Dans la foulée de l'affaire Enron, de nombreuses questions ont été soulevées sur le rôle des vérificateurs et leur manque d'indépendance apparent. En tant que vérificatrice au service du gouvernement fédéral, je suis bien plus indépendante que n'importe quel vérificateur du secteur privé.

La personne qui occupe le poste de vérificateur général est nommée pour 10 ans et est tout à fait libre de recruter son personnel et de fixer ses modalités d'emploi. J'ai le droit de demander au gouvernement n'importe quel renseignement nécessaire pour m'acquitter de mes responsabilités en vertu de la Loi sur le vérificateur général. De plus, je soumets mes rapports directement à la Chambre des communes, par le truchement du président de la Chambre.

Nous ne facturons pas pour nos services : leur coût est couvert par des crédits. Nous rencontrons les parlementaires de tous les partis et répondons à leurs questions. Notre relation avec le public est bien plus transparente; nos rapports sont diffusés dans les médias et accessibles au public.

Le système est-il parfait? Bien sûr que non.

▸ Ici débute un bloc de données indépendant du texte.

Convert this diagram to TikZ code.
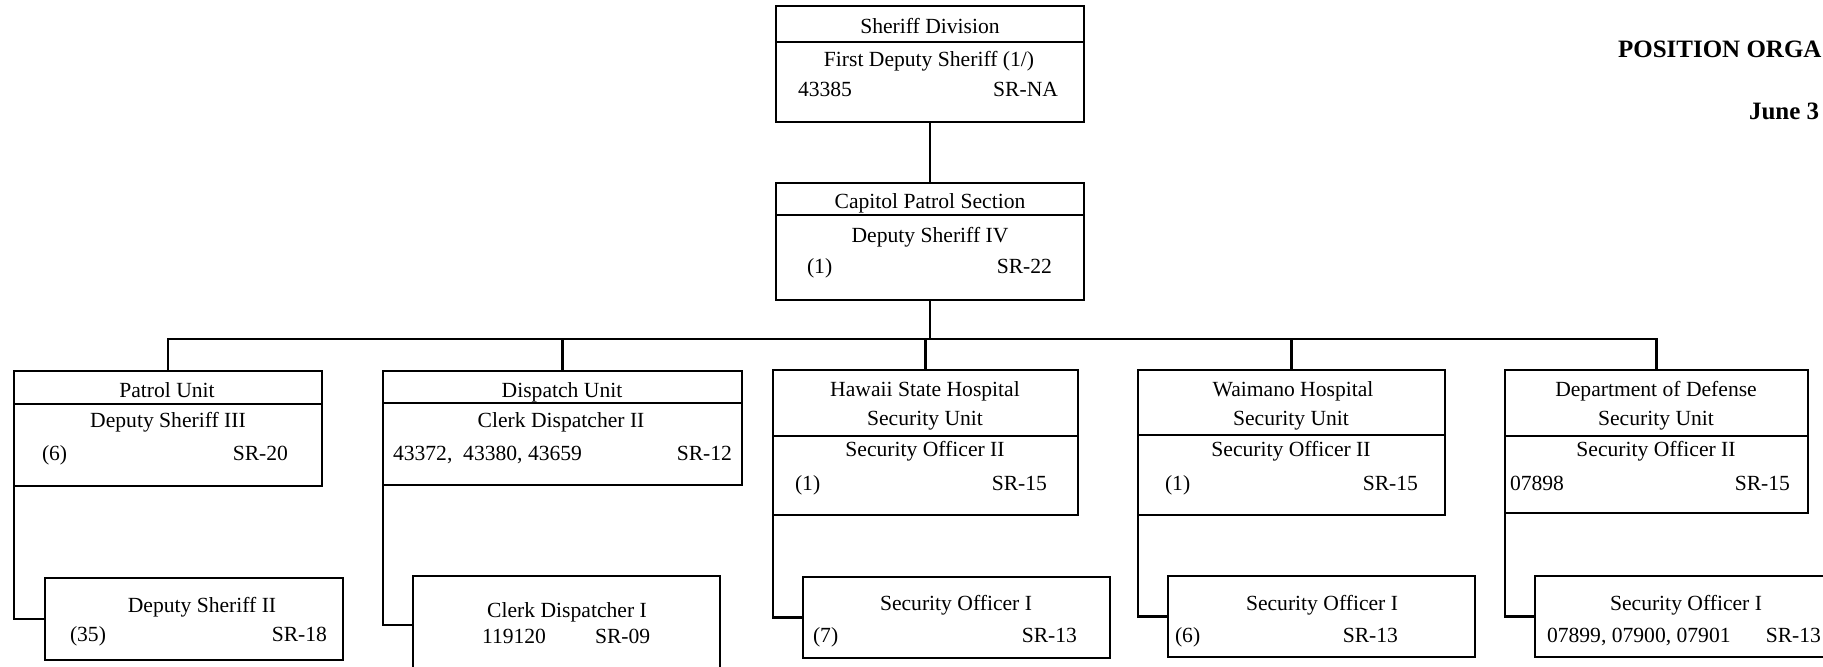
\documentclass[tikz,border=0pt]{standalone}
\usepackage{fontspec}
\setmainfont{Liberation Serif}
\begin{document}
\begin{tikzpicture}[x=0.5pt,y=-0.5pt,
  box/.style={draw, line width=1.4pt, rectangle, inner sep=0pt, outer sep=0pt},
  sepline/.style={line width=1.4pt},
  link/.style={line width=1.4pt},
  txt/.style={inner sep=0pt, outer sep=0pt, font=\fontsize{10.8}{12}\selectfont},
  ttl/.style={inner sep=0pt, outer sep=0pt, font=\fontsize{12.5}{14}\selectfont\bfseries}]
\newcommand\mybox[5]{\node[box, minimum width={(#4-#2)*0.5pt}, minimum height={(#5-#3)*0.5pt}] (#1) at ({(#2+#4)/2},{(#3+#5)/2}) {};}
\newcommand\mysep[2]{\draw[sepline] (#1.west |- 0,#2) -- (#1.east |- 0,#2);}
\newcommand\myC[3]{\node[txt, anchor=base] (#1) at (#2) {#3};}
\newcommand\myL[3]{\node[txt, anchor=base west] (#1) at (#2) {#3};}
\newcommand\myR[3]{\node[txt, anchor=base east] (#1) at (#2) {#3};}
\useasboundingbox (0,0) rectangle (1823,666);
\fill[white] (0,0) rectangle (1823,666);

% boxes
\mybox{A}{776}{6}{1084}{122}
\mysep{A}{42}
\mybox{B}{776}{183}{1084}{300}
\mysep{B}{215}
\mybox{P}{14}{371}{322}{486}
\mysep{P}{404}
\mybox{PS}{45}{578}{343}{660}
\mybox{D}{383}{371}{742}{485}
\mysep{D}{403}
\mybox{DS}{413}{576}{720}{674}
\mybox{H}{773}{370}{1078}{515}
\mysep{H}{436}
\mybox{HS}{803}{577}{1110}{658}
\mybox{W}{1138}{370}{1445}{515}
\mysep{W}{435}
\mybox{WS}{1168}{576}{1475}{657}
\mybox{F}{1505}{370}{1808}{513}
\mysep{F}{436}
\mybox{FS}{1535}{576}{1840}{657}

% connectors
\coordinate (bus) at (930,339);
\draw[link] (A.south) -- (B.north);
\draw[link] (B.south) -- (bus);
\draw[link] (P.north) |- (bus) -| (F.north);
\draw[link] (D.north) -- (D.north |- bus);
\draw[link] (H.north) -- (H.north |- bus);
\draw[link] (W.north) -- (W.north |- bus);
\draw[link] (P.south west) |- (PS.west);
\draw[link] (D.south west) |- (DS.west);
\draw[link] (H.south west) |- (HS.west);
\draw[link] (W.south west) |- (WS.west);
\draw[link] (F.south west) |- (FS.west);

% texts
\myC{a1}{930,33}{Sheriff Division}
\myC{a2}{929,66}{First Deputy Sheriff (1/)}
\myL{a3}{798,96}{43385}
\myR{a4}{1058,96}{SR-NA}

\myC{b1}{930,208}{Capitol Patrol Section}
\myC{b2}{930,242}{Deputy Sheriff IV}
\myL{b3}{807,273}{(1)}
\myR{b4}{1052,273}{SR-22}

\myC{p1}{167,397}{Patrol Unit}
\myC{p2}{168,427}{Deputy Sheriff III}
\myL{p3}{42,460}{(6)}
\myR{p4}{288,460}{SR-20}
\myC{ps1}{202,612}{Deputy Sheriff II}
\myL{ps2}{70,641}{(35)}
\myR{ps3}{327,641}{SR-18}

\myC{d1}{562,397}{Dispatch Unit}
\myC{d2}{561,427}{Clerk Dispatcher II}
\myL{d3}{393,460}{43372,~ 43380, 43659}
\myR{d4}{732,460}{SR-12}
\myC{ds1}{567,617}{Clerk Dispatcher I}
\myL{ds2}{482,643}{119120}
\myL{ds3}{595,643}{SR-09}

\myC{h1}{925,396}{Hawaii State Hospital}
\myC{h2}{925,425}{Security Unit}
\myC{h3}{925,456}{Security Officer II}
\myL{h4}{795,490}{(1)}
\myR{h5}{1047,490}{SR-15}
\myC{hs1}{956,610}{Security Officer I}
\myL{hs2}{813,642}{(7)}
\myR{hs3}{1077,642}{SR-13}

\myC{w1}{1293,396}{Waimano Hospital}
\myC{w2}{1291,425}{Security Unit}
\myC{w3}{1291,456}{Security Officer II}
\myL{w4}{1165,490}{(1)}
\myR{w5}{1418,490}{SR-15}
\myC{ws1}{1322,610}{Security Officer I}
\myL{ws2}{1175,642}{(6)}
\myR{ws3}{1398,642}{SR-13}

\myC{f1}{1656,396}{Department of Defense}
\myC{f2}{1656,425}{Security Unit}
\myC{f3}{1656,456}{Security Officer II}
\myL{f4}{1510,490}{07898}
\myR{f5}{1790,490}{SR-15}
\myC{fs1}{1686,610}{Security Officer I}
\myL{fs2}{1547,642}{07899, 07900, 07901}
\myR{fs3}{1821,642}{SR-13}

% title
\node[ttl, anchor=base west] (title) at (1618,57) {POSITION ORGA};
\node[ttl, anchor=base west] (date) at (1749,119) {June 3};
\end{tikzpicture}
\end{document}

Mais depuis 1878, année de la nomination du premier vérificateur général, je crois que les Canadiens ont été bien servis par le Bureau.

Cela est une mince consolation pour les membres du gouvernement, mais je crois aussi que le simple fait que les Canadiens - surtout dans les jours qui suivent la publication de nos rapports - critiquent souvent la manière dont le gouvernement gère les finances publiques est un bon signe.

Combien de nos voisins américains auraient aimé savoir ce qui se passait chez Enron et donner l'alerte?

Je serai heureuse de répondre à vos questions.